QUESTIONS AND TOPICS

1. Ships and exploits of the Vikings. [Beazley, Prince Henry, chap. 2; C. F. Keary, The Vikings in western Christendom, N. Y., 1891, chaps. 5, 6, 9.]

2. In connection with the small vessels of the early Middle Ages the reader is reminded of the exploits of various “captains” of the present day who cross the ocean alone, and he might profitably hunt up a description of one of the boats employed and compare it with the description in the text. A ton is 100 cubic feet of internal volume.

3. If the reader lives at a trading port he should ascertain the tonnage and rig of the vessels ordinarily employed, and thus prepare himself to understand the conditions of medieval navigation.

4. Compare the medieval galley with the ancient galley described in classical histories. [Beware of pictures given in the text-books; many are pure products of the imagination.]

5. Write a report on the history of the compass. [Encyclopædia Britannica; consult Poole’s Index for articles in recent periodicals.]
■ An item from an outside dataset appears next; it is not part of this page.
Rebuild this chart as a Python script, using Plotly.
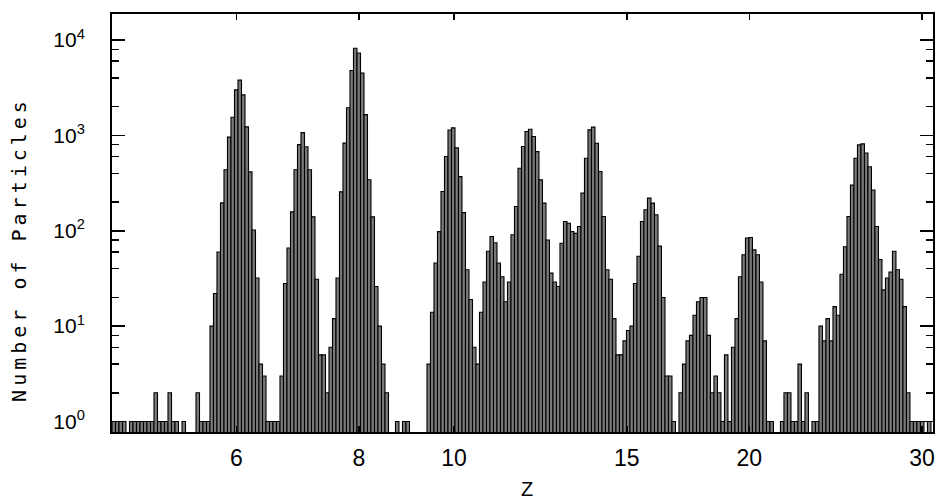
import math
import plotly.graph_objects as go

# ---------------- data ----------------
# Histogram bins are uniform in log10(Z)
LOG_Z_FIRST_EDGE = 0.6513      # log10(Z) of the left edge of the first bin
LOG_Z_BIN_WIDTH = 0.003568     # bin width in log10(Z)

COUNTS_LOW = [1, 1, 1, 1, 0, 1, 1, 1, 1, 1, 1, 1, 2, 1, 1, 1, 2, 1, 1, 0, 1, 0, 0, 0, 2, 1, 1, 1]
COUNTS_C = [10, 22, 60, 196, 436, 960, 1550, 3000, 3800, 2660, 1230, 415, 102, 32, 4, 3, 1, 1, 1, 1]
COUNTS_N = [3, 28, 66, 158, 436, 800, 1070, 760, 436, 140, 31, 5, 5, 2, 6, 12, 32]
COUNTS_O = [256, 830, 1950, 4800, 8200, 7300, 4500, 1650, 343, 140, 26, 10, 4, 2]
COUNTS_GAP = [0, 0, 1, 0, 1, 1, 0, 0, 0, 0, 0]
COUNTS_NE = [4, 14, 46, 98, 258, 600, 1140, 1200, 740, 370, 155, 39, 19, 6, 4]
COUNTS_NA = [14, 29, 61, 87, 75, 46, 33, 18]
COUNTS_MG = [29, 91, 180, 453, 764, 1100, 1160, 973, 676, 342, 195, 80, 36, 29, 26]
COUNTS_AL_SI = [74, 125, 120, 98, 94, 111, 248, 577, 1142, 1220, 828, 418, 141, 39, 31, 12, 5]
COUNTS_S = [5, 7, 9, 10, 28, 54, 125, 166, 220, 195, 147, 69, 20, 3, 3, 1, 0]
COUNTS_AR = [2, 4, 7, 8, 13, 18, 20, 20, 8, 2, 3, 2, 1, 5, 1, 6, 12]
COUNTS_CA = [33, 56, 84, 85, 63, 56, 29, 7, 1, 1]
COUNTS_SMALL = [0, 0, 1, 2, 2, 1, 1, 4, 1, 2, 0, 1, 1]
COUNTS_FE_NI = [10, 7, 12, 7, 16, 13, 35, 68, 141, 302, 577, 795, 815, 655, 470, 268, 111, 50,
                24, 32, 37, 61, 39, 31, 16, 2, 1, 1, 1, 1, 0, 1]

Z_TICKS = [6, 8, 10, 15, 20, 30]
Y_TICKS = [1, 10, 100, 1000, 10000]
Y_TICK_LABELS = ["10<sup>0</sup>", "10<sup>1</sup>", "10<sup>2</sup>", "10<sup>3</sup>", "10<sup>4</sup>"]
Y_MINOR_TICKS = [2, 4, 6, 8, 20, 40, 60, 80, 200, 400, 600, 800, 2000, 4000, 6000, 8000, 20000]

X_TITLE = "Z"
Y_TITLE = "Number of Particles"

# ---------------- build ----------------
COUNTS = (COUNTS_LOW + COUNTS_C + COUNTS_N + COUNTS_O + COUNTS_GAP + COUNTS_NE + COUNTS_NA
          + COUNTS_MG + COUNTS_AL_SI + COUNTS_S + COUNTS_AR + COUNTS_CA + COUNTS_SMALL + COUNTS_FE_NI)

centers = [LOG_Z_FIRST_EDGE + (i + 0.5) * LOG_Z_BIN_WIDTH for i in range(len(COUNTS))]
yvals = [c if c > 0 else None for c in COUNTS]

TICKFONT = "'Liberation Sans', Arial, sans-serif"
MONO = "'DejaVu Sans Mono', 'Liberation Mono', monospace"

fig = go.Figure(
    go.Bar(
        x=centers,
        y=yvals,
        width=LOG_Z_BIN_WIDTH,
        marker=dict(color="#7a7a7a", line=dict(color="black", width=1.1)),
        hoverinfo="skip",
    )
)

fig.update_layout(
    width=936,
    height=502,
    margin=dict(l=112, r=3, t=14, b=70),
    paper_bgcolor="white",
    plot_bgcolor="white",
    bargap=0,
    showlegend=False,
    xaxis=dict(
        range=[0.6513, 1.4883],
        tickmode="array",
        tickvals=[math.log10(z) for z in Z_TICKS],
        ticktext=[str(z) for z in Z_TICKS],
        ticks="inside",
        ticklen=6,
        tickwidth=1.5,
        tickcolor="black",
        showline=True,
        linewidth=2,
        linecolor="black",
        mirror="ticks",
        showgrid=False,
        zeroline=False,
        automargin=False,
        tickfont=dict(family=TICKFONT, size=23, color="black"),
        ticklabelstandoff=4,
    ),
    yaxis=dict(
        type="log",
        range=[-0.11, 4.273],
        tickmode="array",
        tickvals=Y_TICKS,
        ticktext=Y_TICK_LABELS,
        ticks="inside",
        ticklen=13,
        tickwidth=1.5,
        tickcolor="black",
        minor=dict(tickvals=Y_MINOR_TICKS, ticks="inside", ticklen=7, tickwidth=1.5, tickcolor="black"),
        showline=True,
        linewidth=2,
        linecolor="black",
        mirror="ticks",
        showgrid=False,
        zeroline=False,
        automargin=False,
        tickfont=dict(family=TICKFONT, size=21, color="black"),
        ticklabelstandoff=21,
    ),
    annotations=[
        dict(text=Y_TITLE, xref="paper", yref="paper", x=-0.1133, y=0.438, textangle=-90,
             showarrow=False, xanchor="center", yanchor="middle",
             font=dict(family=MONO, size=20, color="black")),
        dict(text=X_TITLE, xref="paper", yref="paper", x=0.5055, y=-0.136,
             showarrow=False, xanchor="center", yanchor="middle",
             font=dict(family=TICKFONT, size=20, color="black")),
    ],
)

post = """
document.body.style.margin = '0';
document.body.style.padding = '0';
document.documentElement.style.overflow = 'hidden';
document.querySelectorAll('.annotation-text').forEach(function(t){
  if (t.textContent === 'Number of Particles') { t.style.letterSpacing = '4px'; }
});
"""

fig.write_html("out.html", post_script=post, config={"displayModeBar": False, "staticPlot": True})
6. Measure distances in sect. 82, and apply them to the sea- or lake-coast of the U. S.

7. Indicate on an outline map of Europe the position of the ports named, in sect. 82, using the conventional signs of death (†) and birth (*) to show those that declined and those that gained in importance.

8. Write a report on the credulity of early sailors. [Voyages of Sinbad the Sailor in the Arabian Nights, a popular romance of the Indian trade in the ninth century; Voyages of Sir John de Mandeville, N. Y., Macmillan, 1900, $1.50; Selections in Cassell’s Library, paper, $.10.]

9. What is the difference between a government war-vessel, a privateer, and a pirate? [Dictionary and encyclopedia, or some manual of international law.]

BIBLIOGRAPHY

Articles and bibliographies by *Clowes in Traill’s Social England; John Fiske, *Discovery of America; Alice Law, Notes on English medieval shipping, in the Economic Review, 1898, vol. 8; Cornewall-Jones, The British merchant service; Lindsay, History, vol. 2.